According to Kate Brown, a professor in the MIT Program in Science, Technology, and Society, zoonotic diseases— those initially transmitted from animals to humans, including Covid-19—can occur more frequently and strike more powerfully as a direct consequence of the stresses humans place on the environment.
Contributing to the current pandemic and to other infectious disease flare-ups in recent decades is the fact that animals and humans now live in increasingly close quarters, with human populations encroaching ever further into wildlife zones, Brown maintains. Modern industrial-scale agriculture is another culprit: tens of thousands of chickens, for example, can be raised within a single barn in just six weeks, an accelerated time frame that encourages pathogens to transform from sublethal residents into deadly invaders.

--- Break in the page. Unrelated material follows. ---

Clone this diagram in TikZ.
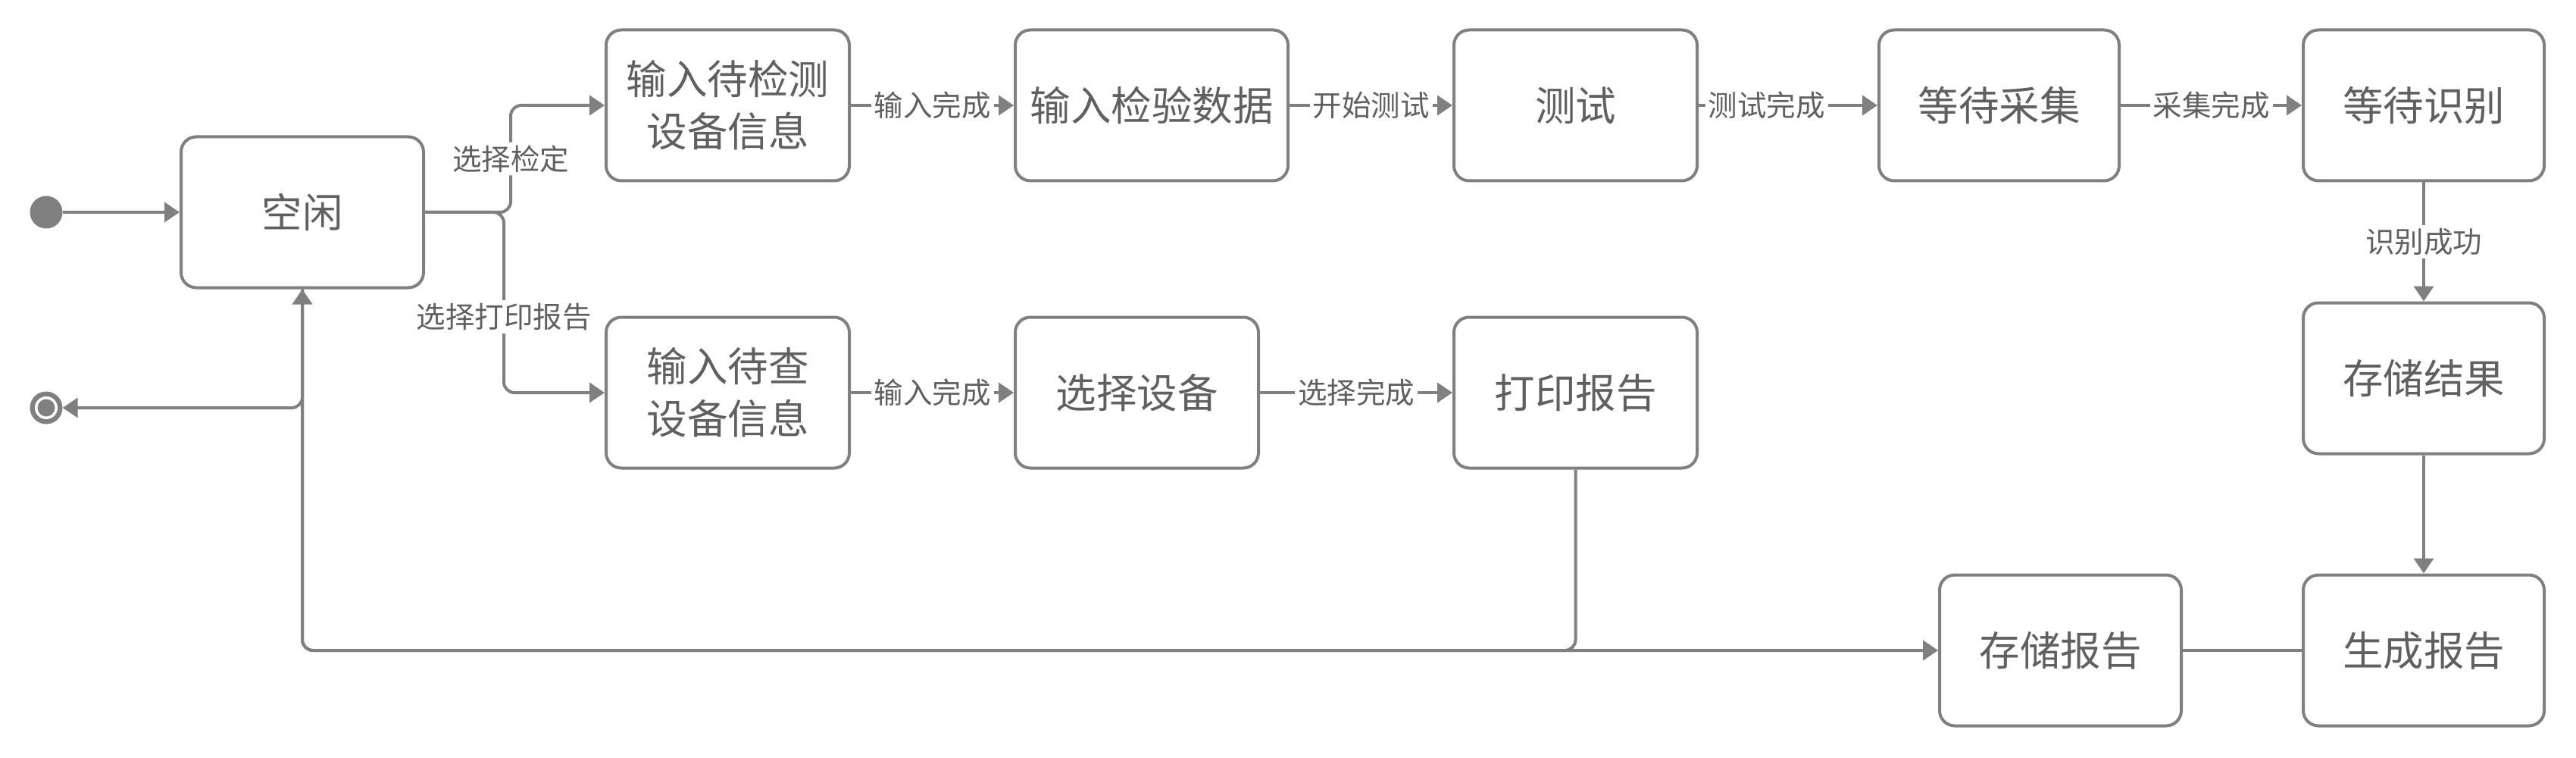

Although self-isolation is a key preventative strategy, the human body is not hermetically sealed, Brown points out. “We’re wading through an atmosphere filled with viruses and bacteria, antibiotic-resistant microbes and radioactive contaminants, and our bodies act like nets in the ocean, catching and filtering almost everything passing through.” Protecting ourselves when we are so porous is a huge challenge, compounded by the fact that we face a vast array of environmental toxins predominantly of anthropogenic origin, in addition to the threats posed by virulent biological agents.
Brown has catalogued many cases where human behavior has compromised the environment, thereby jeopardizing human health and welfare, in a series of award-winning books.
The first, A Biography of No Place: From Ethnic Borderland to Soviet Heartland (Harvard University Press, 2004), describes a region along the Ukraine-Poland border chronically besieged by war, famine, and ethnic cleansing. She chose the first-person voice for this and her other books, which is unusual for historical works, in order to “bring readers along and help them visualize these places.”
In Plutopia: Nuclear Families in Atomic Cities and the Great Soviet and American Plutonium Disasters (Oxford University Press, 2013), Brown profiled two cities that were built around the world’s first nuclear plants to produce weapons-grade plutonium, one in Hanford, Washington, and the other in Ozersk, Russia. Over a period of decades, each plant unleashed some 350 million curies of radioactivity with devastating repercussions. Similar tales unfold in Dispatches from Dystopia: Histories of Places Not Yet Forgotten (University of Chicago Press, 2015), in which Brown explores “modernist wastelands” such as America’s biggest Superfund site, a former copper mine near Butte, Montana, despoiled by arsenic, heavy metals, and contaminated soil, and its counterpart, a ravaged mining town in Kazakhstan. Manual for Survival (W. W. Norton & Company, 2019), meanwhile, takes a close look at the medical and environmental consequences of fallout from the 1986 Chernobyl nuclear disaster. Long-lived radionuclides released in that accident are still circulating, with high levels of radiation emitted just this year during forest fires near the reactor complex.
One lesson emerging from Brown’s work is that natural and human-made disasters are now so closely entwined it can be hard to disentangle the two. Yet she sees some grounds for hope, albeit from an unlikely source. “The [coronavirus] pandemic is teaching us a great deal,” she says. “We’ve learned how to slow down, to communicate over the phone and internet rather than getting on a plane every other day. And people have shown they’re willing to make economic sacrifices to save lives.” Thanks to these changes, CO2 output has dropped, which means fewer people will die from air pollution and respiratory illnesses, Brown says.
“Economic projections suggest it won’t be easy to get back to where we were,” she adds. “Part of the reset, which I hope is now underway, should involve thinking about more sustainable, just, and equitable ways of resuming our economic activity.”
Brown’s current research, which explores a shift toward more energy-efficient and environmentally forgiving modes of farming, is aligned with that theme. While people today focus on the growth of financial indicators, she says, “we ignore the phenomenal growth around us—the ability of plants to create biomass, turn carbon dioxide into oxygen, and fill our soils with nutrients. That’s the kind of growth that’s really radical, and that’s the kind of growth we should be promoting.”
Steve Nadis is a 1997–98 MIT Knight Science Journalism Fellow.